I was an Internet user in 1986, and had been since 1983.  I was a user of the ARPANET before then but I do not consider the pre-TCP/IP ARPANET to be the Internet since it used an inter-computer protocol rather than an internetworking protocol.  The 1983 switch of the ARPANET from the Network Control Program (NCP) to TCP/IP enabled the Internet of today.  As an Internet user in 1986 I thought it was pretty cool -- but it had a very heavy geek quotient.  It never occurred to me that my mother would ever knowingly use the Internet.
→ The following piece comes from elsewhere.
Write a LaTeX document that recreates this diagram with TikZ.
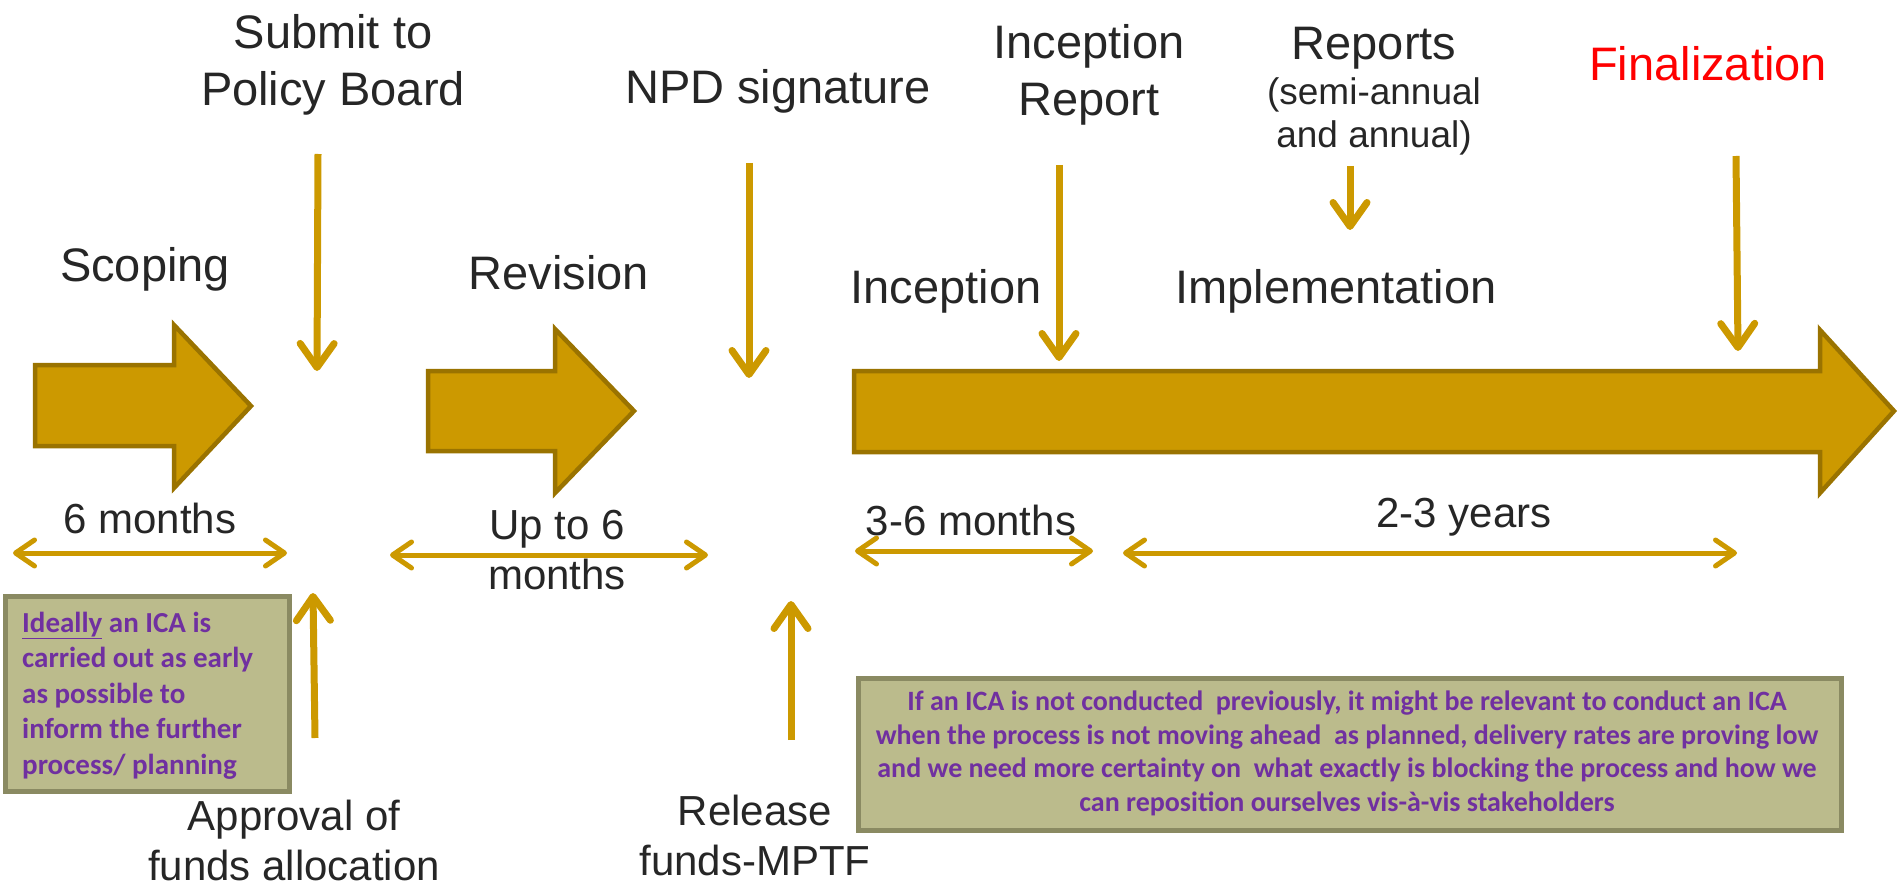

Too many seemingly magic incantations were required to get anything done.  The magic required started to go away a few years later when the World Wide Web started being deployed in earnest.  But the 'Net was still magic - maybe black magic - to a few important groups, in particular, to telecommunications regulators, the existing telecommunications industry and the existing telecommunications standards development organizations.

 

The Internet protocol (IP) offered almost none of the features that the people in the telecommunications business in the mid 1980s felt were required for any useful communications protocol.  IP did not offer any guarantees, or quality of service, or security, or accounting, governments were not involved in the standardization of IP-related technology, and no one was in control.  The obvious disconnect between IP, and thus, the Internet, and anything useful for "good" telecommunications meant that most of the telecommunications players ignored the Internet until it was far too late for them.

 

In the early to mid 1990s, I along with Allison Mankin, managed the IETF effort that produced IPv6.   During this process we asked many people for their opinions for advice on the requirements for the next generation of IP.  (See http://www.ietf.org/rfc1550.txt)  One of the people who responded was Hans-Werner Braun, then working for the US National Science Foundation.  He, quite seriously, said that we should assume we were developing the future of the world's telecommunications systems.  Few, at the time, would have thought that such a thing was possible, but Hans-Werner was right.

 

The Internet, and the Internet-related technologies, have become the foundation of most modern telecommunications, both public and private.  It was not that long ago that the Network World editors of this column told me that their readers were not all that interested in so much Internet stuff - that was sometime in the mid 1990s.  I took it to mean that the editors felt that something else, maybe ATM, would soon replace the Internet and, thus, would be the future.

 

Well, the Internet, to date, has vanquished all pretenders to the telecommunications throne.  That does not stop some telecommunications standards bodies, or some telecommunications carriers from working on technologies to "fix" all those things that are wrong with the Internet.  Nor does it stop some would-be regulators from trying to guide the direction of Internet development so as to minimize the disruption of the technological or political status quo. 

 

While the Internet has been amazing successful, the 'Net is now brought to most people by a small set of what were once traditional telecommunications carriers - the very organizations that think that the Internet needs fixing - usually, fixing in a way that provides the carriers with more control (and money).

 

The future of the Internet, other than as seen by a few visionaries such as Hans-Werner Braun, has always been easier to experience than to predict.  I see no reason for that this unpredictability not to continue to be a feature of the Internet going forward.

 

disclaimer: For most students, the results of their time at Harvard are also far easier to experience than predict.  It appears, if measured by alumni donations, that their futures were more than fine.  I trust that will be also be the case for this thing we have been calling the Internet.